(begin)

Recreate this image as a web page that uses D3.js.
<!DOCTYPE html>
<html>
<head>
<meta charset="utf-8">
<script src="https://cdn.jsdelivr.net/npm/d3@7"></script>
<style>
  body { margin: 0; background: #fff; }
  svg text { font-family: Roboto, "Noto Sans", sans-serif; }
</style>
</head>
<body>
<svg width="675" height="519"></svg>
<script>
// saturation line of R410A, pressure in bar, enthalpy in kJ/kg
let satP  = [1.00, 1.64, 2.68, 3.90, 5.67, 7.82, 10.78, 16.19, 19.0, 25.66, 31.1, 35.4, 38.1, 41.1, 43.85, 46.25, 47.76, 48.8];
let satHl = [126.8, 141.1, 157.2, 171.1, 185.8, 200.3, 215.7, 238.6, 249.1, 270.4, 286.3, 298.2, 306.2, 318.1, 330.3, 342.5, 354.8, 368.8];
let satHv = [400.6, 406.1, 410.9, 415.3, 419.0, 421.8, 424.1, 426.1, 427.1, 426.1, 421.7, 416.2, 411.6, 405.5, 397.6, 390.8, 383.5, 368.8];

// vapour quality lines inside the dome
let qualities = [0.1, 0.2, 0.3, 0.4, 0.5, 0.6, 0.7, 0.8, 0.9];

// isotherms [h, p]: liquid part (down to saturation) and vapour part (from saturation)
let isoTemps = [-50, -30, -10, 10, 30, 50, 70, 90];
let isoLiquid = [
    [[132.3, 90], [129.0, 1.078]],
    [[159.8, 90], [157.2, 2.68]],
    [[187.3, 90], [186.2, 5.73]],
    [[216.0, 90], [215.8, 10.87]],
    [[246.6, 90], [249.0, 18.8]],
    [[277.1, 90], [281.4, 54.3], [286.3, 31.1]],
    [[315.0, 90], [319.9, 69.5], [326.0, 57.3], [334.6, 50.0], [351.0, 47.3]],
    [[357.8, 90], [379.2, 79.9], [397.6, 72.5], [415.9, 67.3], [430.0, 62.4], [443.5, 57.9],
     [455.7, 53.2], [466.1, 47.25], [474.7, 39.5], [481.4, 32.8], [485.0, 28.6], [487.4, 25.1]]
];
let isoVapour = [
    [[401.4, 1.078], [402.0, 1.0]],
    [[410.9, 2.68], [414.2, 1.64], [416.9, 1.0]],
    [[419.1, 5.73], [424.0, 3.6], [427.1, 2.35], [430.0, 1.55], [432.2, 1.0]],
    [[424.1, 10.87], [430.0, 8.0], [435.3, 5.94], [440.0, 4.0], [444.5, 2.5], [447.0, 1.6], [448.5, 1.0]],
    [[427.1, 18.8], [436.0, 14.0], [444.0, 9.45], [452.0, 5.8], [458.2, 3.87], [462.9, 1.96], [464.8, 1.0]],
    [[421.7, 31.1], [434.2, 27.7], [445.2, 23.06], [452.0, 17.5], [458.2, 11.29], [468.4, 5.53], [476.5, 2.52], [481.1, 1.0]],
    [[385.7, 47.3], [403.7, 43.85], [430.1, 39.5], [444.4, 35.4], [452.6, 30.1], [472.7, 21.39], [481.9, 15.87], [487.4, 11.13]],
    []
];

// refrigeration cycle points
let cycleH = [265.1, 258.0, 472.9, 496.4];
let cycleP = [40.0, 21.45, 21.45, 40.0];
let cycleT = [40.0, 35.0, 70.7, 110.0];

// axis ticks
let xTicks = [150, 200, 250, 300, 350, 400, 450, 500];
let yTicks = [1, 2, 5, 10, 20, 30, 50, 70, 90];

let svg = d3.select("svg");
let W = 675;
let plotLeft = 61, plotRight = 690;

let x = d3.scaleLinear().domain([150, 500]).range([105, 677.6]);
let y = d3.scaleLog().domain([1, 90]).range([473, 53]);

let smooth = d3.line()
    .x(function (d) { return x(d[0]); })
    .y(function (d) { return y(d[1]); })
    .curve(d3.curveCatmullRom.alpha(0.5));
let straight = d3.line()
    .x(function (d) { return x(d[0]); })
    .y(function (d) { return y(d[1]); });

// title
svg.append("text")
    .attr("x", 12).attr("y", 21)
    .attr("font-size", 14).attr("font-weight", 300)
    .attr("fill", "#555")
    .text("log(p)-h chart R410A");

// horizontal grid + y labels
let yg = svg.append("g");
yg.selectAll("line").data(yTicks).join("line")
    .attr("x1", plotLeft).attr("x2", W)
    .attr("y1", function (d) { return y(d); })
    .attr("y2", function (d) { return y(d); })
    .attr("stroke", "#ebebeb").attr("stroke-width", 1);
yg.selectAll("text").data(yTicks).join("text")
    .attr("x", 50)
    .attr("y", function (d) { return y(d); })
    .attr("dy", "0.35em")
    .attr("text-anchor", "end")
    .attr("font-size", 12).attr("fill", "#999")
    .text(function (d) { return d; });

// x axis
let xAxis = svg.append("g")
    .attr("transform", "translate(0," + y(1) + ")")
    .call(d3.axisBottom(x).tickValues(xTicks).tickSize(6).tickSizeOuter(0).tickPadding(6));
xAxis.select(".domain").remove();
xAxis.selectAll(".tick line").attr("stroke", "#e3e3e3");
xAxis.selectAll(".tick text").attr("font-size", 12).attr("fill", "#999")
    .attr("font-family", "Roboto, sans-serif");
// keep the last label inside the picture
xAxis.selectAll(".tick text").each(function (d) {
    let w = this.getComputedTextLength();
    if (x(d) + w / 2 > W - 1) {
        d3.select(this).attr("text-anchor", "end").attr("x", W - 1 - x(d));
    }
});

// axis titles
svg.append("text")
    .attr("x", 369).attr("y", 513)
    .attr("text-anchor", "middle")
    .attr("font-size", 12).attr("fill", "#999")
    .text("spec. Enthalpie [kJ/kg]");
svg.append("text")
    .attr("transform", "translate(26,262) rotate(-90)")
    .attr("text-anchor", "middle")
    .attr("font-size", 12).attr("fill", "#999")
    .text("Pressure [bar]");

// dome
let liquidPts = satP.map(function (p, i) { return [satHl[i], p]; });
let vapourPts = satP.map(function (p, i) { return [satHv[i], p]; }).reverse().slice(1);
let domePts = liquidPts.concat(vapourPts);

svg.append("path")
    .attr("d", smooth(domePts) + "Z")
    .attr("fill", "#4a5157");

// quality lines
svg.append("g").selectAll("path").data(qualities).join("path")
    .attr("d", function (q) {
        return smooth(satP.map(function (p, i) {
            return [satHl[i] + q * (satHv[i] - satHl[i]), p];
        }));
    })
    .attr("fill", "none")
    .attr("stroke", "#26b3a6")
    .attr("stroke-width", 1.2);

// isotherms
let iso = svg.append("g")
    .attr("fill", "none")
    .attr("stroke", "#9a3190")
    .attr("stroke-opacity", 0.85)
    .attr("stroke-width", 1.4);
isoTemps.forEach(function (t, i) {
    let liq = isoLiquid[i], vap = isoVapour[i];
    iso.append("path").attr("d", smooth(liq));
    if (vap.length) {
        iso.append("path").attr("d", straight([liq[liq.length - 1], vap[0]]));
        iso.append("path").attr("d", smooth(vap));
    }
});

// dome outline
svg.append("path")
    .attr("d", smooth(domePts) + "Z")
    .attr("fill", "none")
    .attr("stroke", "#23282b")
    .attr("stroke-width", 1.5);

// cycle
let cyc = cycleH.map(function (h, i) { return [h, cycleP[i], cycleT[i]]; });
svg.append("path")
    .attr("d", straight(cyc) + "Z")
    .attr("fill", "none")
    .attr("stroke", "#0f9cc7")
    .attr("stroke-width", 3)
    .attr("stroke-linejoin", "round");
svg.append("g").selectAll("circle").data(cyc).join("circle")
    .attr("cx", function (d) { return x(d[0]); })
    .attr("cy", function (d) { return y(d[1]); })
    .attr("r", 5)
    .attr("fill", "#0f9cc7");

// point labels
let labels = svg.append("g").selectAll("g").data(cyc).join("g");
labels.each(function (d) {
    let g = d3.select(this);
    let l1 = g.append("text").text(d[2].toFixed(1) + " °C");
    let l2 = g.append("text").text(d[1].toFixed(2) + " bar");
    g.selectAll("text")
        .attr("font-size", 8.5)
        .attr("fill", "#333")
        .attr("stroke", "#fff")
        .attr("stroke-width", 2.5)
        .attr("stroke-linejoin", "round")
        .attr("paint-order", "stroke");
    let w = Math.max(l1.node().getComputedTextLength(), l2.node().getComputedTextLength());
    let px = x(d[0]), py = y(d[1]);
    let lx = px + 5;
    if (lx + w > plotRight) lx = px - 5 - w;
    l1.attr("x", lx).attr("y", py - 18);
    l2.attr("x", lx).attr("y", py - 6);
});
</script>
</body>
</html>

(end)
(begin)

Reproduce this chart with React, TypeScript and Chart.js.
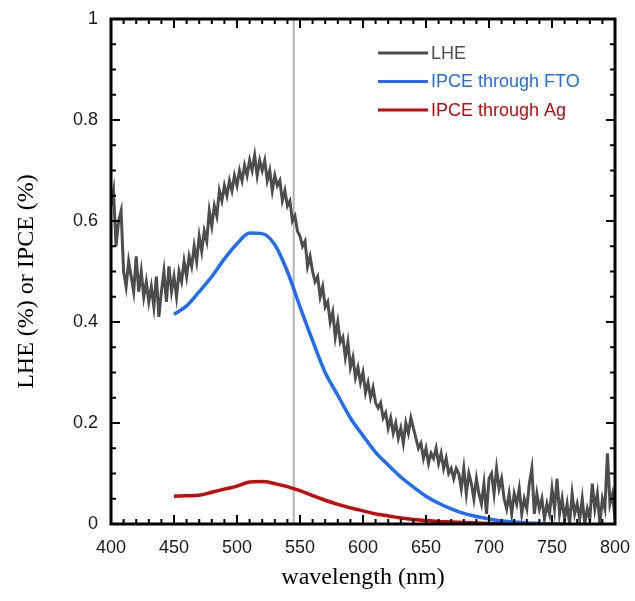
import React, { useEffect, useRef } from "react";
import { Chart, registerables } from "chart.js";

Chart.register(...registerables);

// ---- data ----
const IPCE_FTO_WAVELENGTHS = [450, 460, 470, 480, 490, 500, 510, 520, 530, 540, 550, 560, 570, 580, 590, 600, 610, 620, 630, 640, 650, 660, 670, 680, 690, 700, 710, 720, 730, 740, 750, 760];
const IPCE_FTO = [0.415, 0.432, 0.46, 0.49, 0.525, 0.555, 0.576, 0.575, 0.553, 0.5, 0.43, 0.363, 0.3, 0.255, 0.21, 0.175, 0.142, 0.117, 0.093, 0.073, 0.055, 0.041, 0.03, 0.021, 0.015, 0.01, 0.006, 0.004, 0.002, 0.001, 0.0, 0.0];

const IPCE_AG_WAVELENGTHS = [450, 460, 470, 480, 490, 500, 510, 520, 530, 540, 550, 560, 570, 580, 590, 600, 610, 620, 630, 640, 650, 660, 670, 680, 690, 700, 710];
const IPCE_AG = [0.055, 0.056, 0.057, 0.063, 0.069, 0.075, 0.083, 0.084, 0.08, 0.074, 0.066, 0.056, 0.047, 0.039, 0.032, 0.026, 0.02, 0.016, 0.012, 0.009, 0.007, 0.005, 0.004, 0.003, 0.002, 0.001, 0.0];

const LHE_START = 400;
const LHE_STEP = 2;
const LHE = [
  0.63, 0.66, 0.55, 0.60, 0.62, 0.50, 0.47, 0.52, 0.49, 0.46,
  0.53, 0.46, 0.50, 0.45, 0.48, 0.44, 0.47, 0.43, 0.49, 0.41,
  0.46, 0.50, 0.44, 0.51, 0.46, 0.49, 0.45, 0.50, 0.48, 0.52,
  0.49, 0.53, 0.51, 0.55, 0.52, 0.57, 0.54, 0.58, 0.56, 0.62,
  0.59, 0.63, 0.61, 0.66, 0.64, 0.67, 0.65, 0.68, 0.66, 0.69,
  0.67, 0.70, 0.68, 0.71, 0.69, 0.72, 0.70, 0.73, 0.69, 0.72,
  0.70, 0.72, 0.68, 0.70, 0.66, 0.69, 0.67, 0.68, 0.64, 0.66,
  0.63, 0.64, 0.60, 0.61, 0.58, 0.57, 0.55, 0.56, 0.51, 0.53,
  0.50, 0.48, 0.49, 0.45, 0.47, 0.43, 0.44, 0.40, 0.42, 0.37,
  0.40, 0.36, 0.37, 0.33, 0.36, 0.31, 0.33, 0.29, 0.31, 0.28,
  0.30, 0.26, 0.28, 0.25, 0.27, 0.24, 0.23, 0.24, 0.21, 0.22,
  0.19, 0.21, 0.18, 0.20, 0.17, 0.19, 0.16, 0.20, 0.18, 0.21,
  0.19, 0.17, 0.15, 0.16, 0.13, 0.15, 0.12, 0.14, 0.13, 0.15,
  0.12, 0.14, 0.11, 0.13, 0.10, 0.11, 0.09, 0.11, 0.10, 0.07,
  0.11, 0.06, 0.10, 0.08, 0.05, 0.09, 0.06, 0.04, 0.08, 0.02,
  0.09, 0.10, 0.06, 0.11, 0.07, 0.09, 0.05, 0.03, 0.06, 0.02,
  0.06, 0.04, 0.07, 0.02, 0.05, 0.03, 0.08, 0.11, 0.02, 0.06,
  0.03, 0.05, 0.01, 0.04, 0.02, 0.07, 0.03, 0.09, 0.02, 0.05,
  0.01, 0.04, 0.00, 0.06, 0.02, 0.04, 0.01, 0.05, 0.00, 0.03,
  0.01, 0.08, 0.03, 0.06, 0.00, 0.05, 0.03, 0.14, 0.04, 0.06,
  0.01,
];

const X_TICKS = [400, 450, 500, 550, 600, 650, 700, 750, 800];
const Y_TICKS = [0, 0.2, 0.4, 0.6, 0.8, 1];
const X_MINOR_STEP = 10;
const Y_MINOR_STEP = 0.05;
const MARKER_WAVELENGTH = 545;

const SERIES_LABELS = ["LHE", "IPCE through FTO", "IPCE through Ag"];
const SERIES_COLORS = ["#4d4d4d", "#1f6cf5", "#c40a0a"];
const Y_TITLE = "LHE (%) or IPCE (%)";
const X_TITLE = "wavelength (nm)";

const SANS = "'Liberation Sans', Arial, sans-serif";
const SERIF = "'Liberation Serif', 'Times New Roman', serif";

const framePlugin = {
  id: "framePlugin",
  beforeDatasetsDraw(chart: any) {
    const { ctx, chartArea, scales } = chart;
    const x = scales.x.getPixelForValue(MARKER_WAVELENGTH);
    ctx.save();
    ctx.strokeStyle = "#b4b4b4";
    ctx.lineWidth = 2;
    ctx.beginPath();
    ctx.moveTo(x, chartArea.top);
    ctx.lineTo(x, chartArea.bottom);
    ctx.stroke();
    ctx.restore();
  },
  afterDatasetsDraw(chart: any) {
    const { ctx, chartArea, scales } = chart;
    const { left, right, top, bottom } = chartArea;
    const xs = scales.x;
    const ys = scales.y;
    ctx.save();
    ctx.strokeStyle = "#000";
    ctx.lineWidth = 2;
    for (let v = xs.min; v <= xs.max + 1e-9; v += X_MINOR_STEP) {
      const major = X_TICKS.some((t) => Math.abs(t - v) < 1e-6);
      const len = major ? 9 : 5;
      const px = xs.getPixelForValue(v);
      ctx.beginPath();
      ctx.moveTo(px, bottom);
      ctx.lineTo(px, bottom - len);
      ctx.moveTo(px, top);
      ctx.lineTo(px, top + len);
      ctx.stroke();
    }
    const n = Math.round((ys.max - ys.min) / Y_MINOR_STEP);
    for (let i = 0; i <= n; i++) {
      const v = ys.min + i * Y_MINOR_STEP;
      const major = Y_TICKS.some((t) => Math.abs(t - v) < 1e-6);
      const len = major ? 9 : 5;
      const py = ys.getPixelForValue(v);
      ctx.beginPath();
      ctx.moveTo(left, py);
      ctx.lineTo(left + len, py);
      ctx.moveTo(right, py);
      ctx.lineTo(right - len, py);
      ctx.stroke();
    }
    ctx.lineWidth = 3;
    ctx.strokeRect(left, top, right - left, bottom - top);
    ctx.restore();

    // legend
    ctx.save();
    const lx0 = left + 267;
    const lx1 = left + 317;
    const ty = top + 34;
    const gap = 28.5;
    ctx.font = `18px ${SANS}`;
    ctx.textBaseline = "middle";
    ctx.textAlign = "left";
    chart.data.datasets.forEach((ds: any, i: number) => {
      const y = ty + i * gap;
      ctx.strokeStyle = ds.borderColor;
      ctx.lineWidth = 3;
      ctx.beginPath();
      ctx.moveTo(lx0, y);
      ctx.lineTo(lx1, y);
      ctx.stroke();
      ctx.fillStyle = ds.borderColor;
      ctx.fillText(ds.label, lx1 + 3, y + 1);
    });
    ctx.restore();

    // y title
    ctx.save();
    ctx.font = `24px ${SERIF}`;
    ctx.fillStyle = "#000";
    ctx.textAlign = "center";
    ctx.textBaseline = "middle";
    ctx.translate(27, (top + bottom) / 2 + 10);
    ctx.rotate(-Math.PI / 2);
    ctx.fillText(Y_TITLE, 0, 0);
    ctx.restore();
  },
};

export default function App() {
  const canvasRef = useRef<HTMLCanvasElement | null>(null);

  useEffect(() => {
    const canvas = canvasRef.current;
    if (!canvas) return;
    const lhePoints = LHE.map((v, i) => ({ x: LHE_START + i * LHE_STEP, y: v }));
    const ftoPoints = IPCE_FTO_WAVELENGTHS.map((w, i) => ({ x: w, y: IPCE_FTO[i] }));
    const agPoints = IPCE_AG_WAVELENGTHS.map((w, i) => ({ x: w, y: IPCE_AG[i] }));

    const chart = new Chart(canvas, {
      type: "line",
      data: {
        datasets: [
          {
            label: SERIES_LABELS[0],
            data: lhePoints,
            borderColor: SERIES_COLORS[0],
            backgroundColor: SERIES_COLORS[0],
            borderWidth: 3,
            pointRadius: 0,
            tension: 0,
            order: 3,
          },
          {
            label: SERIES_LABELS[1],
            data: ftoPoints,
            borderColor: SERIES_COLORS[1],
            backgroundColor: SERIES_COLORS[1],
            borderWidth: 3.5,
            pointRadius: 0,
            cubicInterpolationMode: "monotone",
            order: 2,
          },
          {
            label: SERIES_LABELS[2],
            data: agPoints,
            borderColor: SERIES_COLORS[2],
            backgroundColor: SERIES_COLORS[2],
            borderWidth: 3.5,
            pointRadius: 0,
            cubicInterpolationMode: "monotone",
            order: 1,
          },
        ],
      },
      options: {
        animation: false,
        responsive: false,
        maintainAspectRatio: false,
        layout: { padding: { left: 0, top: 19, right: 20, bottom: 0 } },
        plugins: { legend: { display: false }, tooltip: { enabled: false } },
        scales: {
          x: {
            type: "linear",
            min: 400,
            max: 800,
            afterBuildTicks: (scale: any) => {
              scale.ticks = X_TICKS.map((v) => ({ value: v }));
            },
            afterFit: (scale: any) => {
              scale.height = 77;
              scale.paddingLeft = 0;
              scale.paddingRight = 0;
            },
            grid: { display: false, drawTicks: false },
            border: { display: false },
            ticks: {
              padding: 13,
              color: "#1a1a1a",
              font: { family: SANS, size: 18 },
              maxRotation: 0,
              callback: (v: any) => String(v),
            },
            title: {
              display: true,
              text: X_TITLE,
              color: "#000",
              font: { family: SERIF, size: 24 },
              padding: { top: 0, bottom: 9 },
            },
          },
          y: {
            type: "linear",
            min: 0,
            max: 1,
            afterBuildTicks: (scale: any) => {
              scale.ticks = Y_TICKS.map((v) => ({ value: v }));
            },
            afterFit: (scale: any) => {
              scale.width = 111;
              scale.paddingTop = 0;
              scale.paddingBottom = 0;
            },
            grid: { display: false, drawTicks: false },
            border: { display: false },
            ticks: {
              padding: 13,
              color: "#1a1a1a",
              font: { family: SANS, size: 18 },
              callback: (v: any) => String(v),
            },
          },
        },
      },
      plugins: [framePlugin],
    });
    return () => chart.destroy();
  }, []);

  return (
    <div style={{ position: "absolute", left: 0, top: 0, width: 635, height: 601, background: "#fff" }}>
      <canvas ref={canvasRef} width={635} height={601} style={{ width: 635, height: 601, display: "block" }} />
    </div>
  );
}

(end)

● Task brief
Pick out the part that begins with the line containing "Reproduce this chart" and finishes with the line containing "0.001, 0.0, 0.0];", both included. Restate it exactly, without images.

● Solved exercise
Reproduce this chart with React, TypeScript and Chart.js.
import React, { useEffect, useRef } from "react";
import { Chart, registerables } from "chart.js";

Chart.register(...registerables);

// ---- data ----
const IPCE_FTO_WAVELENGTHS = [450, 460, 470, 480, 490, 500, 510, 520, 530, 540, 550, 560, 570, 580, 590, 600, 610, 620, 630, 640, 650, 660, 670, 680, 690, 700, 710, 720, 730, 740, 750, 760];
const IPCE_FTO = [0.415, 0.432, 0.46, 0.49, 0.525, 0.555, 0.576, 0.575, 0.553, 0.5, 0.43, 0.363, 0.3, 0.255, 0.21, 0.175, 0.142, 0.117, 0.093, 0.073, 0.055, 0.041, 0.03, 0.021, 0.015, 0.01, 0.006, 0.004, 0.002, 0.001, 0.0, 0.0];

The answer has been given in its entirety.